The real difference, however, is making the kind of mode Trolltech and MySQL and other companies have run, and making it available to individual developers, on a turnkey basis. All you need is a Stripe account.


I have never been directly paid for my OSS work, but I am well compensated because of it.


Are you well compensated for proprietary work? Currently, it's very common to develop reputation, or even learn development, in open source, and then transition to a job in proprietary development.

Would you agree that means there's a break-even point, where programmers have learned enough from open source to earn well as proprietary developers, and lose any financial incentive to contribute open source on their own, without patronage?


Or we could have a Basic Income for all so that anyone who wanted to create FOSS could without having to take a paying job. Or we could have better 3D printers, gardening robots, materials extractors, portable recycling equipment, and printable solar panels so that programmers making FOSS would not need to engage with the exchange economy much. Or we could expand the gift economy (which FOSS is part of) to more of the material world (e.g. Freecycle). Or the US government could repeal most drug laws and convert freed-up prisons into places where FOSS programmers or others who wanted to make free public digital works could hang out and get free room and board and so on (or maybe build nicer accommodations to the same goals).

Or the filing or holding of non-freely-licensed copyrights by non-profits (e.g. most universities who already employ a lot of people to do programming) could be determined to be "self-dealing" by Congress or maybe just the IRS: https://pdfernhout.net/open-letter-to-grantmakers-and-donors... "Foundations, other grantmaking agencies handling public tax-exempt dollars, and charitable donors need to consider the implications for their grantmaking or donation policies if they use a now obsolete charitable model of subsidizing proprietary publishing and proprietary research.

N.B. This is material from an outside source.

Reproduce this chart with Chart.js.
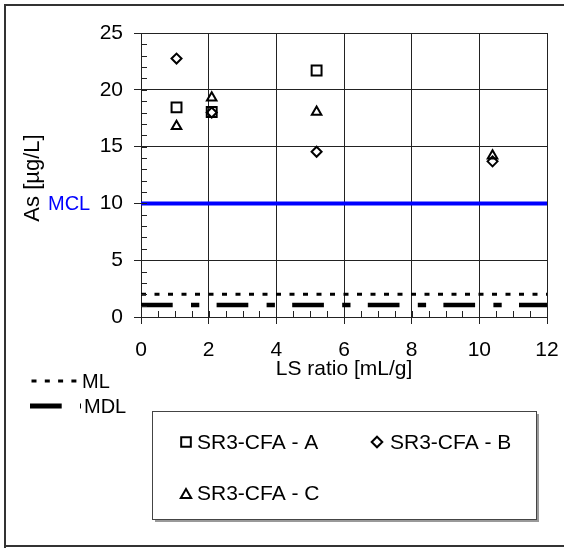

In order to improve the effectiveness and collaborativeness of the non-profit sector overall, it is suggested these grantmaking organizations and donors move to requiring grantees to make any resulting copyrighted digital materials freely available on the internet, including free licenses granting the right for others to make and redistribute new derivative works without further permission. It is also suggested patents resulting from charitably subsidized research research also be made freely available for general use. The alternative of allowing charitable dollars to result in proprietary copyrights and proprietary patents is corrupting the non-profit sector as it results in a conflict of interest between a non-profit's primary mission of helping humanity through freely sharing knowledge (made possible at little cost by the internet) and a desire to maximize short term revenues through charging licensing fees for access to patents and copyrights. In essence, with the change of publishing and communication economics made possible by the wide spread use of the internet, tax-exempt non-profits have become, perhaps unwittingly, caught up in a new form of "self-dealing", and it is up to donors and grantmakers (and eventually lawmakers) to prevent this by requiring free licensing of results as a condition of their grants and donations."

Or in the absence of such a legal ruling, foundations and other donors could require grantees to sign a pledge to only create free and open source works: "Pledge to only fund and create free software and free content" https://pdfernhout.net/pledge-to-only-fund-and-create-free-w...

Or programmers could keep creating FOSS in their spare time both for its own sake and in the hopes the growing quantitative mass of FOSS eventually leads to a qualitative shift towards a post-scarcity society.